Licensees rather than financial planners are likely to face the greatest changes resulting from the interim findings and recommendations of the Royal Commission into Misconduct in the Banking, Superannuation and Financial Services sector due to be presented to the Government today.
While the Royal Commission hearings have traversed many of the past scandals affecting the financial planning industry, the interim findings and recommendations are expected to mostly point to the licensee shortcomings which led to fee for no service and attempts to retain grandfathered commission status under the Future of Financial Advice laws.
On the life insurance front, it is the insurers rather than life/risk advisers who face most significant likelihood of imposed change with a large question-mark hanging over the future of direct insurance sales, particularly models heavily reliant on outgoing call centres.
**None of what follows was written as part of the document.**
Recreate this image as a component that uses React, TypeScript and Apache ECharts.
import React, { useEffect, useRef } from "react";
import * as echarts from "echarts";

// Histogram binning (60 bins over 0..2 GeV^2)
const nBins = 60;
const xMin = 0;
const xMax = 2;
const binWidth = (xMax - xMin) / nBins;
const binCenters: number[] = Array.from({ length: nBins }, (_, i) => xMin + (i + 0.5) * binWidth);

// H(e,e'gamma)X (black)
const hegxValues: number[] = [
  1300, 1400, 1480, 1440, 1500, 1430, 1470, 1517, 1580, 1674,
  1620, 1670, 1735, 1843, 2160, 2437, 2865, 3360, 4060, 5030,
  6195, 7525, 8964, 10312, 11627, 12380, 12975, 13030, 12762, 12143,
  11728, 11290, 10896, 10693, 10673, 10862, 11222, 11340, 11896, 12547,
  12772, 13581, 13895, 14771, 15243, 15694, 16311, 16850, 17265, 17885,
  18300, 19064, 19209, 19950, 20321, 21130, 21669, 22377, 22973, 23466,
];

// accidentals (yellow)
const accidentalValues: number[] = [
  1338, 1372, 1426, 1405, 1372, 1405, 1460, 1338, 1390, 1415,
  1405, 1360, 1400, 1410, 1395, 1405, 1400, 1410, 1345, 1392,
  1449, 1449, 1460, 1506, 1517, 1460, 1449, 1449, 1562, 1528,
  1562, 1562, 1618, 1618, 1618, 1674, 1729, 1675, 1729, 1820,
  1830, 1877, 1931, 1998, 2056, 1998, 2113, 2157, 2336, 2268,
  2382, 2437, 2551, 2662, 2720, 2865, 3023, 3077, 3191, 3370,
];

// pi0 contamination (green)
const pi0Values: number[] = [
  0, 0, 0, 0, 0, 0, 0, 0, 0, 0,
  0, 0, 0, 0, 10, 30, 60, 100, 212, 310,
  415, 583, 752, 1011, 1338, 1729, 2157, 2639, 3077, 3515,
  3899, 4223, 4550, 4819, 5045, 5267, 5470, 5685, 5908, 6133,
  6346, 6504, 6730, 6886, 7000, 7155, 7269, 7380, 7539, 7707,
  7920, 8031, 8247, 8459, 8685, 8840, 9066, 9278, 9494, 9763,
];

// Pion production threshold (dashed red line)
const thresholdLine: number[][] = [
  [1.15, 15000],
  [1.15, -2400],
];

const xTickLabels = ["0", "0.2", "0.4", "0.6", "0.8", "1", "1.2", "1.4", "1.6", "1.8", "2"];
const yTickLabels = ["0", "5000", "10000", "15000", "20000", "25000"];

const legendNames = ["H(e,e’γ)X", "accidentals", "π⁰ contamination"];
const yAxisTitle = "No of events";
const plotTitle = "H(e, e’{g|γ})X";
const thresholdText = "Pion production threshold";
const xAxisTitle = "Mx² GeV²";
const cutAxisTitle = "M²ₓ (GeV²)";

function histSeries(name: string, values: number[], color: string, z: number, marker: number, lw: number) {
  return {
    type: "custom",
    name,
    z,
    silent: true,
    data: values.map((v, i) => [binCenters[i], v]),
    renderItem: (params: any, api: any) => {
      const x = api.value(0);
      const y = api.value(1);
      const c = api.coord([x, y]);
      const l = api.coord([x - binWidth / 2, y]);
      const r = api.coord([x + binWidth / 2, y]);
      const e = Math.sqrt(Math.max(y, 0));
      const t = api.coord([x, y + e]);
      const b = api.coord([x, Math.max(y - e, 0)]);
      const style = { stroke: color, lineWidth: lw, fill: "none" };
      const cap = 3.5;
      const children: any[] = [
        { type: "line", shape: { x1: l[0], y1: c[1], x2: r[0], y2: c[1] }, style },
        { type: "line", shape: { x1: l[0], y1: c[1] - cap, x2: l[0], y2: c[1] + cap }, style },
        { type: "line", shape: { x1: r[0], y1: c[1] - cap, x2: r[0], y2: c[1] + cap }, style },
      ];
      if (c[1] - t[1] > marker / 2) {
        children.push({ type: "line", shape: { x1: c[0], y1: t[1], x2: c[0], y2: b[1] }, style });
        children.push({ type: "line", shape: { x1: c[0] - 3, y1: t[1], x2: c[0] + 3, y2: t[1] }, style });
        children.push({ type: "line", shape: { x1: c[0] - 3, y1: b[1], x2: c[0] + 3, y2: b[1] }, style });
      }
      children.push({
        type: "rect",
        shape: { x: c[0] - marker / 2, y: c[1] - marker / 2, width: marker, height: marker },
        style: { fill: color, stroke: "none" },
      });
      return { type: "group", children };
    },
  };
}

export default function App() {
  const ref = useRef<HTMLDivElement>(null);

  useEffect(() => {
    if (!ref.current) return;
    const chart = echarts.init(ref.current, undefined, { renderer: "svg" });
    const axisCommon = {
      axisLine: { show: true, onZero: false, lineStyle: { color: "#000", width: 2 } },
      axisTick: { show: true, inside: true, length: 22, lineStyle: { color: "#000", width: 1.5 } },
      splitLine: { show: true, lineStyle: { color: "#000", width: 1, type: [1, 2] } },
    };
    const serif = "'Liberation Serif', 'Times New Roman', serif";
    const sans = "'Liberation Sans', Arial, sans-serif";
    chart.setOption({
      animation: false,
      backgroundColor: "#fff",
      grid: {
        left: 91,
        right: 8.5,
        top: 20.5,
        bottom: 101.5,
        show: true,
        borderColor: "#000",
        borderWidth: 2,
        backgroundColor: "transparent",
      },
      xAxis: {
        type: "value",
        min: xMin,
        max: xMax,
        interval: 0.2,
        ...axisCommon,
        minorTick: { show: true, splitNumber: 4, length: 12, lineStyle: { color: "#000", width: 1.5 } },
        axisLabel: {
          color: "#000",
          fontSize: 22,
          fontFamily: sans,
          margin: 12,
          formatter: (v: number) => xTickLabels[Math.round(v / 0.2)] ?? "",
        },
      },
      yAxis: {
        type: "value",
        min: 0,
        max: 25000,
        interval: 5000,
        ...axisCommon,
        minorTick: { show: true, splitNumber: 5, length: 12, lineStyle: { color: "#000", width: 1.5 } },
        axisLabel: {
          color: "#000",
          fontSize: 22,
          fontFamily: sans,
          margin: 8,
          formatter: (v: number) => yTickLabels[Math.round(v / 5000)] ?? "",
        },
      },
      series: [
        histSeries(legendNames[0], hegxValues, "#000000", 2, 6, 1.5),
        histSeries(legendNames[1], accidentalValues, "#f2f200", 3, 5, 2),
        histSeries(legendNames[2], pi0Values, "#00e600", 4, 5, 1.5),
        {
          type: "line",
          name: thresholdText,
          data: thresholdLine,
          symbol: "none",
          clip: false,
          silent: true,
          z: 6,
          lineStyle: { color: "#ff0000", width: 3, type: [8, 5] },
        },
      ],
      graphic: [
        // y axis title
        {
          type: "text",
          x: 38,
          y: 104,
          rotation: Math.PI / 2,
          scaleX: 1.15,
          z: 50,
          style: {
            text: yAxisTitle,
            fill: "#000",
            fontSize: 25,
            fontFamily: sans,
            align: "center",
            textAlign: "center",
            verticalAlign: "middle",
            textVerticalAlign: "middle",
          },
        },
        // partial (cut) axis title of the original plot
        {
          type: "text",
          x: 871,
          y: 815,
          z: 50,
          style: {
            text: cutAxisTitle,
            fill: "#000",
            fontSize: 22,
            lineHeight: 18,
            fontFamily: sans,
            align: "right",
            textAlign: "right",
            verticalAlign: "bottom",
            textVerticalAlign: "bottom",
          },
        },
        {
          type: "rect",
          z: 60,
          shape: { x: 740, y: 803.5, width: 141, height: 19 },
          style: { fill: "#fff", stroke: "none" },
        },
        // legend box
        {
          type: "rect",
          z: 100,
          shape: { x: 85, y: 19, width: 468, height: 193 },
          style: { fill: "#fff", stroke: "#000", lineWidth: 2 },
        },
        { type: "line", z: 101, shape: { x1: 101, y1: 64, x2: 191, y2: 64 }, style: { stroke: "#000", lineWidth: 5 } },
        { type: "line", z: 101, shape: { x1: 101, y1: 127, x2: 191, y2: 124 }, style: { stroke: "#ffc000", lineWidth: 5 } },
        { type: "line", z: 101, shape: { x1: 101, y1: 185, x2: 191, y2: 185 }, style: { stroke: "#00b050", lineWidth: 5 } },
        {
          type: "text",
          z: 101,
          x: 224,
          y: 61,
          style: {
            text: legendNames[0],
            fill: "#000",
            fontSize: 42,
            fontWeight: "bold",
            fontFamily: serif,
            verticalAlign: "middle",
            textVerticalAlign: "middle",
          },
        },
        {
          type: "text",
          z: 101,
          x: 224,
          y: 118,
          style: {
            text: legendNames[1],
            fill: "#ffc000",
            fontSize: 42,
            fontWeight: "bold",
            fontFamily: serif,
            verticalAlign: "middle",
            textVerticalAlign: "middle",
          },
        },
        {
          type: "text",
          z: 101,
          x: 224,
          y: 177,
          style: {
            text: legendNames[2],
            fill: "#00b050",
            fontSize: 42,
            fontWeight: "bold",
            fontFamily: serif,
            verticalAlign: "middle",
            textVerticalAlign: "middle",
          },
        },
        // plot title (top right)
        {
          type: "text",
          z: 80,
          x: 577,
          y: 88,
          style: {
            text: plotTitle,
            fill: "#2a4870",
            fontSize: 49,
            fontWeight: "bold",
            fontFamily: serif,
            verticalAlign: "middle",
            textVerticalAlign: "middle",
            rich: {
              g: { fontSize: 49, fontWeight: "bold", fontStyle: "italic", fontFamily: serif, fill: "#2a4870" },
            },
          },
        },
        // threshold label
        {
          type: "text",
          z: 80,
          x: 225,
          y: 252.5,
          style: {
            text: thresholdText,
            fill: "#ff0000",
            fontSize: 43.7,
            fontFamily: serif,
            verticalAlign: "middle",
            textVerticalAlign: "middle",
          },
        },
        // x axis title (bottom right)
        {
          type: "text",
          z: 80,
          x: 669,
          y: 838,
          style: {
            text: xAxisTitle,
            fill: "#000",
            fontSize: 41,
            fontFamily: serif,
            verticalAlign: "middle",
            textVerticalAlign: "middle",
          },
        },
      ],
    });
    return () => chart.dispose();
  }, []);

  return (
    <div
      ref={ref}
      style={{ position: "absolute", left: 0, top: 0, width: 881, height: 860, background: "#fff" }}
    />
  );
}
Where superannuation is concerned, the major banks and AMP Limited may also find themselves needing to restructure their operations to more clearly define the independence and autonomy of their superannuation businesses with respect to service provision around administration and group life insurance.
While the financial services regulators, the Australian Securities and Investments Commission (ASIC) and the Australian Prudential Regulation Authority (APRA) are expected to face criticism in the findings, the Government initiated legislative changes to their powers and operations.
When the Commissioner, Kenneth Hayne, presents the preliminary findings to the Treasurer, Josh Frydenberg, he is expected to indicate whether he believes an extension of the Royal Commission is necessary.
Frydenberg reiterated this week that if Hayne sought an extension of the Royal Commission then it would be granted.
The Royal Commission has scheduled hearings around policy issues in November.